View the PDF document Building a public digital library based on full-text retrieval

Witten, I. H., Nevill-Manning, C. G., Cunningham, S. J. (1998) Submitted to Digital Libraries book edited by B. Bharghava et al..

Digital libraries are expensive to create and maintain, and generally restricted to a particular corporation or group of paying subscribers. While many indexes to the World Wide Web are freely available, the quality of what is indexed is extremely uneven. The digital analog of a public library–a reliable, quality, community service–has yet to appear. This paper demonstrates the feasibility of a cost-effective collection of high-quality public-domain information, available free over the Internet. One obstacle to the creation of a digital library is the difficulty of providing formal cataloguing information. Without a title, author and subject database it seems hard to offer the searching facilities normally available in physical libraries.

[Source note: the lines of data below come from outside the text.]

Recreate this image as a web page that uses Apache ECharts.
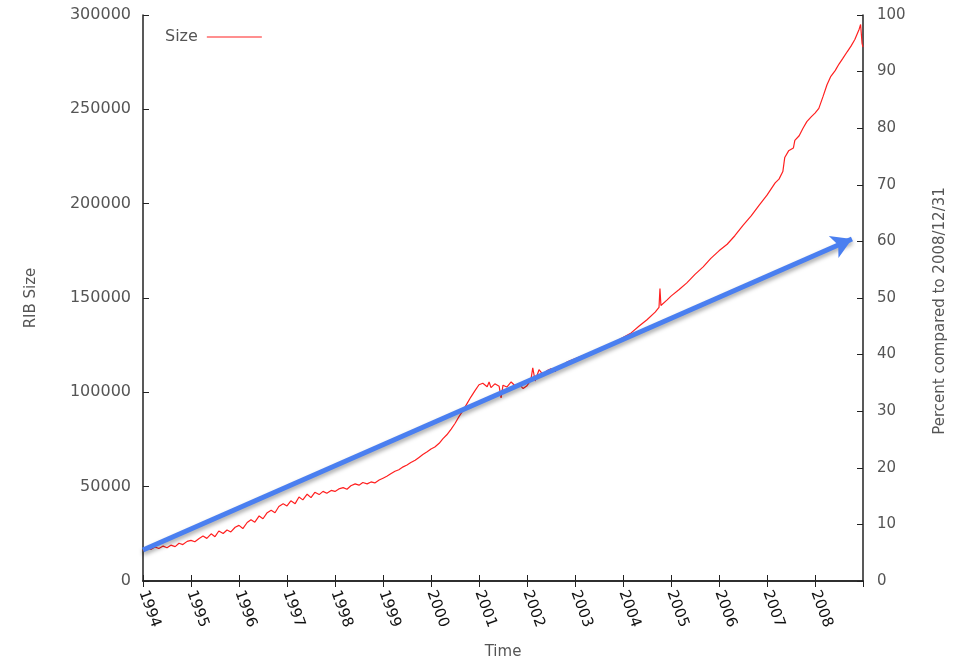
<!DOCTYPE html>
<html><head><meta charset="utf-8">
<script src="https://cdn.jsdelivr.net/npm/echarts@6/dist/echarts.min.js"></script>
<style>html,body{margin:0;padding:0;background:#fff}#c{width:960px;height:659px}</style>
</head><body><div id="c"></div>
<script>
const yearTicks = [1994,1995,1996,1997,1998,1999,2000,2001,2002,2003,2004,2005,2006,2007,2008];
const leftTicks = [0,50000,100000,150000,200000,250000,300000];
const rightTicks = [0,10,20,30,40,50,60,70,80,90,100];
const times = [1994.00,1994.08,1994.17,1994.25,1994.33,1994.42,1994.50,1994.58,1994.67,1994.75,1994.83,1994.92,
1995.00,1995.08,1995.17,1995.25,1995.33,1995.42,1995.50,1995.58,1995.67,1995.75,1995.83,1995.92,
1996.00,1996.08,1996.17,1996.25,1996.33,1996.42,1996.50,1996.58,1996.67,1996.75,1996.83,1996.92,
1997.00,1997.08,1997.17,1997.25,1997.33,1997.42,1997.50,1997.58,1997.67,1997.75,1997.83,1997.92,
1998.00,1998.08,1998.17,1998.25,1998.33,1998.42,1998.50,1998.58,1998.67,1998.75,1998.83,1998.92,
1999.00,1999.08,1999.17,1999.25,1999.33,1999.42,1999.50,1999.58,1999.67,1999.75,1999.83,1999.92,
2000.00,2000.08,2000.17,2000.25,2000.33,2000.42,2000.50,2000.58,2000.67,2000.75,2000.83,2000.92,
2001.00,2001.08,2001.17,2001.21,2001.25,2001.33,2001.42,2001.46,2001.50,2001.58,2001.67,2001.75,2001.83,2001.92,
2002.00,2002.08,2002.12,2002.17,2002.25,2002.33,2002.42,2002.50,2002.58,2002.67,2002.75,2002.83,2002.92,
2003.00,2003.17,2003.33,2003.50,2003.67,2003.83,
2004.00,2004.17,2004.33,2004.50,2004.67,2004.75,2004.77,2004.79,2004.92,
2005.00,2005.17,2005.33,2005.50,2005.67,2005.83,
2006.00,2006.17,2006.33,2006.50,2006.67,2006.83,
2007.00,2007.17,2007.25,2007.33,2007.37,2007.45,2007.55,2007.58,2007.67,2007.75,2007.83,2007.92,
2008.00,2008.08,2008.12,2008.17,2008.25,2008.33,2008.42,2008.50,2008.58,2008.67,2008.75,2008.83,2008.92,2008.95,2008.98,2009.00];
const ribSize = [16000,17500,16800,18000,17200,18500,17600,19000,18200,20000,19300,21000,
21500,20800,22500,23800,22600,25000,23500,26500,25200,27000,26000,28500,
29500,27800,31000,32500,31200,34500,33000,36000,37500,36200,39500,41000,
39800,42500,41000,44500,43000,46000,44200,47000,45800,47500,46500,48000,
47500,48800,49500,48600,50500,51500,50800,52200,51500,52500,52000,53500,
54500,55500,57000,58200,59000,60500,61500,62800,64000,65500,67000,68500,
70000,71000,73000,75500,77500,80500,83500,87000,90500,94000,97500,101000,
104000,104800,103000,105500,102500,104500,103200,97000,103800,102800,105500,103500,104500,102000,
103500,106500,113000,106000,112000,109500,111500,112500,111000,113500,114500,116000,117000,
117800,119500,121000,122500,124000,126500,
129000,131500,135000,138500,142500,145000,155000,146000,149000,
151000,154500,158000,162500,166500,171000,
175000,178500,183000,188500,193500,199000,
204500,211000,213000,217000,224500,228000,229500,233500,236000,240000,243500,246000,
248000,250500,249500,257000,263000,267500,270500,274000,277000,280500,283500,287000,292500,295000,285000,283000];
const arrowFrom = [1994.0, 16400];
const arrowTo = [2008.77, 181300];

const seriesData = times.map((t, i) => [t, ribSize[i]]);
const txt = '#555';
const fontFam = 'DejaVu Sans';
const axisLine = {show: true, lineStyle: {color: '#222', width: 1.5}};
const tick = {show: true, inside: false, length: -6, lineStyle: {color: '#222', width: 1}};
const chart = echarts.init(document.getElementById('c'));
chart.setOption({
  animation: false,
  backgroundColor: '#fff',
  grid: {left: 143, right: 97, top: 15, bottom: 78, containLabel: false, outerBoundsMode: 'none'},
  legend: {
    data: ['Size'], left: 160, top: 24, align: 'right', icon: 'rect',
    itemWidth: 55, itemHeight: 1, itemGap: 10,
    textStyle: {color: txt, fontSize: 16, fontFamily: fontFam, padding: [0, 4, 0, 0]}
  },
  xAxis: [{
    type: 'value', position: 'bottom', min: yearTicks[0], max: 2009, interval: 1,
    name: 'Time', nameLocation: 'middle', nameGap: 64,
    nameTextStyle: {color: txt, fontSize: 15, fontFamily: fontFam},
    axisLine: axisLine,
    axisTick: tick,
    splitLine: {show: false},
    axisLabel: {rotate: -70, color: '#111', fontSize: 15, fontFamily: fontFam, margin: 10,
      showMaxLabel: false,
      formatter: v => yearTicks.includes(v) ? String(v) : ''}
  }, {
    type: 'value', position: 'top', min: yearTicks[0], max: 2009, interval: 1,
    axisLine: axisLine,
    axisTick: tick,
    axisLabel: {show: false}, splitLine: {show: false}
  }],
  yAxis: [{
    type: 'value', position: 'left', min: leftTicks[0], max: leftTicks[leftTicks.length-1], interval: 50000,
    name: 'RIB Size', nameLocation: 'middle', nameGap: 104,
    nameTextStyle: {color: txt, fontSize: 15, fontFamily: fontFam},
    axisLine: axisLine,
    axisTick: tick,
    splitLine: {show: false},
    axisLabel: {color: txt, fontSize: 16, fontFamily: fontFam, margin: 12, formatter: v => String(v)}
  }, {
    type: 'value', position: 'right', min: rightTicks[0], max: rightTicks[rightTicks.length-1], interval: 10,
    name: 'Percent compared to 2008/12/31', nameLocation: 'middle', nameGap: 70, nameRotate: 90,
    nameTextStyle: {color: txt, fontSize: 15, fontFamily: fontFam, padding: [0, 26, 0, 0]},
    axisLine: axisLine,
    axisTick: tick,
    splitLine: {show: false},
    axisLabel: {color: txt, fontSize: 15, fontFamily: fontFam, margin: 14, formatter: v => String(v)}
  }],
  series: [{
    name: 'Size', type: 'line', xAxisIndex: 0, yAxisIndex: 0,
    data: seriesData, showSymbol: false, symbol: 'none',
    lineStyle: {color: '#ff2020', width: 1.2},
    itemStyle: {color: '#ff2020'},
    markLine: {
      silent: true, symbol: ['none', 'arrow'], symbolSize: [18, 20],
      label: {show: false},
      lineStyle: {color: '#4a7ff0', width: 5, type: 'solid',
        shadowColor: 'rgba(0,0,0,0.35)', shadowBlur: 4, shadowOffsetY: 3},
      data: [[{coord: arrowFrom}, {coord: arrowTo}]]
    }
  }]
});
</script></body></html>
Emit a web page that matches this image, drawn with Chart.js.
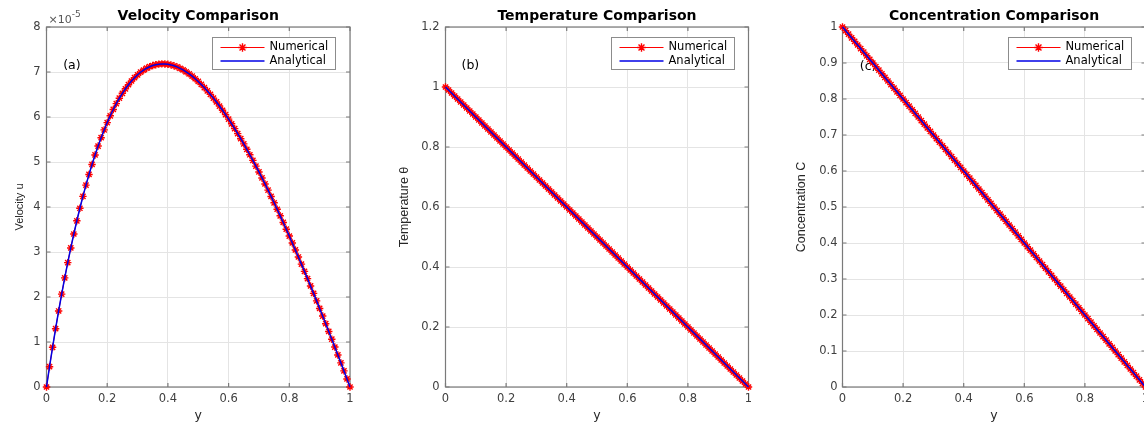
<!DOCTYPE html>
<html>
<head>
<meta charset="utf-8">
<script src="https://cdn.jsdelivr.net/npm/chart.js@4.4.1/dist/chart.umd.min.js"></script>
<style>
  html, body { margin: 0; padding: 0; background: #fff; overflow: hidden; }
  body { width: 1144px; height: 423px; position: relative; }
  canvas { position: absolute; top: 0; }
</style>
</head>
<body>
<canvas id="velChart" width="380" height="423" style="left:0px"></canvas>
<canvas id="tempChart" width="380" height="423" style="left:380px"></canvas>
<canvas id="concChart" width="400" height="423" style="left:760px"></canvas>
<script>
  // grid in y (0 -> 1, step 0.01)
  const yPos = [
    0, 0.01, 0.02, 0.03, 0.04, 0.05, 0.06, 0.07, 0.08, 0.09,
    0.1, 0.11, 0.12, 0.13, 0.14, 0.15, 0.16, 0.17, 0.18, 0.19,
    0.2, 0.21, 0.22, 0.23, 0.24, 0.25, 0.26, 0.27, 0.28, 0.29,
    0.3, 0.31, 0.32, 0.33, 0.34, 0.35, 0.36, 0.37, 0.38, 0.39,
    0.4, 0.41, 0.42, 0.43, 0.44, 0.45, 0.46, 0.47, 0.48, 0.49,
    0.5, 0.51, 0.52, 0.53, 0.54, 0.55, 0.56, 0.57, 0.58, 0.59,
    0.6, 0.61, 0.62, 0.63, 0.64, 0.65, 0.66, 0.67, 0.68, 0.69,
    0.7, 0.71, 0.72, 0.73, 0.74, 0.75, 0.76, 0.77, 0.78, 0.79,
    0.8, 0.81, 0.82, 0.83, 0.84, 0.85, 0.86, 0.87, 0.88, 0.89,
    0.9, 0.91, 0.92, 0.93, 0.94, 0.95, 0.96, 0.97, 0.98, 0.99,
    1
  ];

  // velocity u, in units of 1e-5
  const velocity = [
    0, 0.451, 0.883, 1.295, 1.689, 2.065, 2.424, 2.765, 3.090, 3.400,
    3.694, 3.972, 4.237, 4.487, 4.723, 4.946, 5.157, 5.354, 5.540, 5.713,
    5.876, 6.027, 6.167, 6.297, 6.417, 6.527, 6.627, 6.718, 6.800, 6.873,
    6.938, 6.995, 7.043, 7.084, 7.117, 7.143, 7.162, 7.174, 7.180, 7.179,
    7.171, 7.158, 7.138, 7.113, 7.082, 7.046, 7.005, 6.958, 6.907, 6.850,
    6.790, 6.724, 6.654, 6.580, 6.502, 6.420, 6.334, 6.244, 6.150, 6.053,
    5.953, 5.849, 5.742, 5.631, 5.518, 5.402, 5.283, 5.161, 5.036, 4.909,
    4.779, 4.646, 4.512, 4.374, 4.235, 4.094, 3.950, 3.804, 3.656, 3.506,
    3.355, 3.201, 3.046, 2.889, 2.730, 2.570, 2.408, 2.245, 2.080, 1.914,
    1.746, 1.577, 1.406, 1.235, 1.062, 0.888, 0.712, 0.536, 0.358, 0.179,
    0
  ];

  const temperature = [
    1, 0.99, 0.98, 0.97, 0.96, 0.95, 0.94, 0.93, 0.92, 0.91,
    0.9, 0.89, 0.88, 0.87, 0.86, 0.85, 0.84, 0.83, 0.82, 0.81,
    0.8, 0.79, 0.78, 0.77, 0.76, 0.75, 0.74, 0.73, 0.72, 0.71,
    0.7, 0.69, 0.68, 0.67, 0.66, 0.65, 0.64, 0.63, 0.62, 0.61,
    0.6, 0.59, 0.58, 0.57, 0.56, 0.55, 0.54, 0.53, 0.52, 0.51,
    0.5, 0.49, 0.48, 0.47, 0.46, 0.45, 0.44, 0.43, 0.42, 0.41,
    0.4, 0.39, 0.38, 0.37, 0.36, 0.35, 0.34, 0.33, 0.32, 0.31,
    0.3, 0.29, 0.28, 0.27, 0.26, 0.25, 0.24, 0.23, 0.22, 0.21,
    0.2, 0.19, 0.18, 0.17, 0.16, 0.15, 0.14, 0.13, 0.12, 0.11,
    0.1, 0.09, 0.08, 0.07, 0.06, 0.05, 0.04, 0.03, 0.02, 0.01,
    0
  ];

  const concentration = [
    1, 0.99, 0.98, 0.97, 0.96, 0.95, 0.94, 0.93, 0.92, 0.91,
    0.9, 0.89, 0.88, 0.87, 0.86, 0.85, 0.84, 0.83, 0.82, 0.81,
    0.8, 0.79, 0.78, 0.77, 0.76, 0.75, 0.74, 0.73, 0.72, 0.71,
    0.7, 0.69, 0.68, 0.67, 0.66, 0.65, 0.64, 0.63, 0.62, 0.61,
    0.6, 0.59, 0.58, 0.57, 0.56, 0.55, 0.54, 0.53, 0.52, 0.51,
    0.5, 0.49, 0.48, 0.47, 0.46, 0.45, 0.44, 0.43, 0.42, 0.41,
    0.4, 0.39, 0.38, 0.37, 0.36, 0.35, 0.34, 0.33, 0.32, 0.31,
    0.3, 0.29, 0.28, 0.27, 0.26, 0.25, 0.24, 0.23, 0.22, 0.21,
    0.2, 0.19, 0.18, 0.17, 0.16, 0.15, 0.14, 0.13, 0.12, 0.11,
    0.1, 0.09, 0.08, 0.07, 0.06, 0.05, 0.04, 0.03, 0.02, 0.01,
    0
  ];

  const seriesNames = ['Numerical', 'Analytical'];

  const tickFmt = v => String(+v.toFixed(2));

  // MATLAB-like box with inward ticks on all four sides
  const matlabBox = {
    id: 'matlabBox',
    beforeDatasetsDraw(chart) {
      const { ctx, chartArea: a, scales: { x, y } } = chart;
      const tl = 4;
      ctx.save();
      ctx.strokeStyle = '#7a7a7a';
      ctx.lineWidth = 1.2;
      ctx.beginPath();
      x.ticks.forEach(t => {
        const px = x.getPixelForValue(t.value);
        ctx.moveTo(px, a.top); ctx.lineTo(px, a.top + tl);
        ctx.moveTo(px, a.bottom); ctx.lineTo(px, a.bottom - tl);
      });
      y.ticks.forEach(t => {
        const py = y.getPixelForValue(t.value);
        ctx.moveTo(a.left, py); ctx.lineTo(a.left + tl, py);
        ctx.moveTo(a.right, py); ctx.lineTo(a.right - tl, py);
      });
      ctx.stroke();
      ctx.strokeRect(a.left, a.top, a.right - a.left, a.bottom - a.top);
      ctx.restore();
    }
  };

  // "(a)" style panel tag, placed in data coords, drawn under the lines
  const panelTag = {
    id: 'panelTag',
    beforeDatasetsDraw(chart, args, opts) {
      if (!opts.text) return;
      const { ctx, scales: { x, y } } = chart;
      ctx.save();
      ctx.font = '12.5px "DejaVu Sans"';
      ctx.fillStyle = '#000';
      ctx.textBaseline = 'middle';
      ctx.textAlign = 'left';
      ctx.fillText(opts.text, x.getPixelForValue(opts.x), y.getPixelForValue(opts.y));
      ctx.restore();
    }
  };

  // "x10^-5" exponent above the y axis
  const expLabel = {
    id: 'expLabel',
    afterDraw(chart, args, opts) {
      if (!opts.exp) return;
      const { ctx, chartArea: a } = chart;
      ctx.save();
      ctx.fillStyle = '#555';
      ctx.textAlign = 'left';
      ctx.textBaseline = 'alphabetic';
      ctx.font = '11px "DejaVu Sans"';
      const base = '\u00d710';
      ctx.fillText(base, a.left + 2, a.top - 4);
      const w = ctx.measureText(base).width;
      ctx.font = '9px "DejaVu Sans"';
      ctx.fillText(opts.exp, a.left + 2 + w, a.top - 10);
      ctx.restore();
    }
  };

  // boxed legend inside the top right corner of the axes
  const boxLegend = {
    id: 'boxLegend',
    afterDraw(chart) {
      const { ctx, chartArea: a } = chart;
      const w = 123, h = 32;
      const left = Math.round(a.right - 15 - w) + 0.5, top = Math.round(a.top + 10) + 0.5;
      ctx.save();
      ctx.fillStyle = '#fff';
      ctx.fillRect(left, top, w, h);
      ctx.strokeStyle = '#8c8c8c';
      ctx.lineWidth = 1;
      ctx.strokeRect(left, top, w, h);
      const items = [...chart.data.datasets].sort((p, q) => p.legendIndex - q.legendIndex);
      items.forEach((ds, i) => {
        const cy = top + 10 + i * 13.5;
        ctx.strokeStyle = ds.borderColor;
        ctx.lineWidth = ds.borderWidth;
        ctx.beginPath();
        ctx.moveTo(left + 8, cy);
        ctx.lineTo(left + 52, cy);
        ctx.stroke();
        if (ds.pointRadius) {
          ctx.strokeStyle = ds.pointBorderColor;
          ctx.lineWidth = ds.pointBorderWidth;
          Chart.helpers.drawPoint(ctx, { pointStyle: ds.pointStyle, radius: ds.pointRadius + 0.5, borderWidth: ds.pointBorderWidth, rotation: 0 }, left + 30, cy);
        }
        ctx.fillStyle = '#000';
        ctx.font = '11.5px "DejaVu Sans"';
        ctx.textBaseline = 'middle';
        ctx.textAlign = 'left';
        ctx.fillText(ds.label, left + 57, cy);
      });
      ctx.restore();
    }
  };

  const toPoints = vals => yPos.map((x, i) => ({ x, y: vals[i] }));

  const createChart = (id, p) => new Chart(document.getElementById(id), {
    type: 'line',
    data: {
      datasets: [
        {
          label: seriesNames[1], legendIndex: 1, order: 0, data: toPoints(p.values),
          borderColor: '#0000e6', borderWidth: 1.5, pointRadius: 0, tension: 0, clip: false
        },
        {
          label: seriesNames[0], legendIndex: 0, order: 1, data: toPoints(p.values),
          borderColor: '#ff0000', borderWidth: 1, backgroundColor: '#ff0000',
          pointStyle: 'star', pointRadius: 3.7, pointBorderColor: '#ff0000', pointBorderWidth: 1.4,
          tension: 0, clip: false
        }
      ]
    },
    options: {
      responsive: false,
      devicePixelRatio: 1,
      animation: false,
      events: [],
      layout: { padding: { left: 0, right: p.padRight, top: 0, bottom: 0 } },
      plugins: {
        legend: { display: false },
        tooltip: { enabled: false },
        title: {
          display: true, text: p.title, fullSize: false, color: '#000',
          font: { family: 'DejaVu Sans', size: 14, weight: 'bold', lineHeight: 1 },
          padding: { top: 9, bottom: 4 }
        },
        panelTag: p.tag,
        expLabel: { exp: p.exp }
      },
      scales: {
        x: {
          type: 'linear', min: 0, max: 1,
          afterFit: s => { s.height = 36; },
          ticks: { stepSize: 0.2, callback: tickFmt, padding: 5, color: '#404040', maxRotation: 0,
                   font: { family: 'DejaVu Sans', size: 11.5 } },
          grid: { color: '#e4e4e4', drawTicks: false },
          border: { display: false },
          title: { display: true, text: 'y', color: '#262626', padding: { top: 0, bottom: 0 },
                   font: { family: 'DejaVu Sans', size: 12.5, lineHeight: 1.2 } }
        },
        y: {
          type: 'linear', min: p.yMin, max: p.yMax,
          afterFit: s => { s.width = p.axisWidth; },
          ticks: { stepSize: p.yStep, callback: tickFmt, padding: p.tickPad, color: '#404040',
                   font: { family: 'DejaVu Sans', size: 11.5 } },
          grid: { color: '#e4e4e4', drawTicks: false },
          border: { display: false },
          title: { display: true, text: p.yLabel, color: '#262626',
                   padding: { top: p.yTitlePad, bottom: 0 },
                   font: { family: 'Liberation Sans', size: p.yTitleSize, lineHeight: 1.2 } }
        }
      }
    },
    plugins: [matlabBox, panelTag, expLabel, boxLegend]
  });

  const velChart = createChart('velChart', {
    title: 'Velocity Comparison', yLabel: 'Velocity u', values: velocity,
    yMin: 0, yMax: 8, yStep: 1, exp: '-5',
    axisWidth: 46.5, padRight: 30, tickPad: 6, yTitleSize: 11, yTitlePad: 13,
    tag: { text: '(a)', x: 0.055, y: 7.15 }
  });

  const tempChart = createChart('tempChart', {
    title: 'Temperature Comparison', yLabel: 'Temperature \u03b8', values: temperature,
    yMin: 0, yMax: 1.2, yStep: 0.2, exp: '',
    axisWidth: 65.5, padRight: 11.5, tickPad: 6, yTitleSize: 12.5, yTitlePad: 17.5,
    tag: { text: '(b)', x: 0.053, y: 1.07 }
  });

  const concChart = createChart('concChart', {
    title: 'Concentration Comparison', yLabel: 'Concentration C', values: concentration,
    yMin: 0, yMax: 1, yStep: 0.1, exp: '',
    axisWidth: 82.5, padRight: 14.5, tickPad: 5, yTitleSize: 12.5, yTitlePad: 34,
    tag: { text: '(c)', x: 0.057, y: 0.89 }
  });
</script>
</body>
</html>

Full-text retrieval provides a way of approximating these services without a concomitant investment of resources. A second is the problem of finding a suitable corpus of material. Computer science research reports form the focus of our prototype implementation. These constitute a large body of high-quality public-domain documents. Given such a corpus, a third issue becomes the question of obtaining both plain text for indexing, and page images for readability. Typesetting formats such as PostScript provide some of the benefits of libraries scanned from paper documents–such as page-based indexing and viewing–without the physical demands and error-prone nature of scanning and optical character recognition. However, until recently the difficulty of extracting text from PostScript seems to have encouraged indexing on plain-text abstracts or bibliographic information provided by authors. We have developed a new technique that overcomes the problem. This chapter describes the architecture, the indexing, collection and maintenance processes, and the retrieval interface, to a prototype public digital library.